Technical Note: I often use an 80% level of confidence (for a 2-sided confidence interval) as this is the same as 90% confidence for a 1-sided confidence interval. I’m most interested in the lower-bound of the response rate estimate which is a 1-sided research question. You can use a different level of confidence depending on how sure you need to be of your results. A 2-sided 95% confidence interval for the same 20 out of 100 would mean we could be 97.5% confident the response rate is above 13.3%.
- Multiply the lower-bound estimate of the response-rate by the total number of invites: If we have 950 total people we’re interested in sending the survey to we can expect to have at least 147 responses at the end of the survey period (.155*950). Round-down any remainder to keep the estimate slightly more conservative. It is also unlikely that I’ll see more than 243 responses (the upper boundary of the confidence interval).
If you need to know how many invites you need to send out to maintain a certain margin of error in your calculations (e.g. 5%) see the Survey Sample Size package.
Example 1: Low Response Rate Large List
For example, in a recent survey I performed a soft-launch to 100 users out of the 2768 in the total list (3.5% of the total). After 2 days I received 7 responses for an estimated response rate of 7%. I then computed the 80% confidence interval as 4.3% to 11.1%.
This means I can be 90% confident the response rate of the entire list will be at least 4.3% after 2 days. I have a total list of 2768, minus the 100 I used for a remaining list of 2668. I can expect to receive at least 114 responses after 2 days (.043*2668) plus the 7 I already received for 121 in total. It’s unlikely I’ll receive more than 295 responses in that time period.
I sent the email out to the 2668 people. After 2 days I received 157 responses—well predicted by the confidence interval.
Example 2: High Response Rate Small List
In another example I had 665 total contacts to invite to a survey. I sent a pre-test out to 186 contacts (28% of my list) and received 47 responses after 1 week. The 80% confidence interval around the response rate was 21.4% to 29.6%. I can be 90% confident of receiving at least 102 more responses after sending the email to the remaining 479 people (.214*479). In total I should have at least 149 responses (102+47) at the end of the survey.
I sent the email out to the remaining 479 people and after 1 week I received 130 responses–again well predicted by the 90% confidence interval. I left the survey open for an additional week (2 weeks total) and got an additional 20 responses for a total of 150. Adding this to the pre-test responses of 47 I had 197 total responses to work with.
You can also use the same method to estimate your drop-out rate. This can give you a good idea early on if you’ve got too many questions in your survey. Just compute the confidence interval around the total completes or the proportion who start and who successfully complete.

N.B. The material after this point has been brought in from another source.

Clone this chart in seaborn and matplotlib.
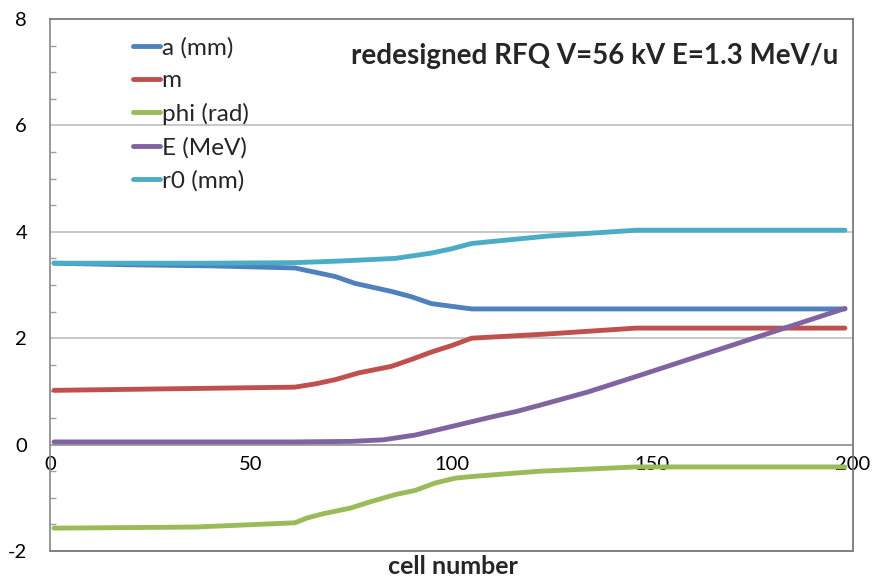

While the math will work well you have to be sure your pre-test will mimic the conditions of the larger survey. Different days of the week or month can substantially affect the response rate. You’ll also want to be sure your pretest was a random selection of the larger list and not systematically biased in some way.
Finally if you have your pre-test collecting data for say 5 days but you’ll keep your larger test open for 15 days then you may be underestimating the response rate. In the second example I kept my survey open twice as long as the pre-test, sent out a reminder email and got more responses. It was barely within the predicted confidence interval–but that’s OK, my goal was to get as many responses as possible not necessarily keep my predictions accurate (although I really like doing that too!).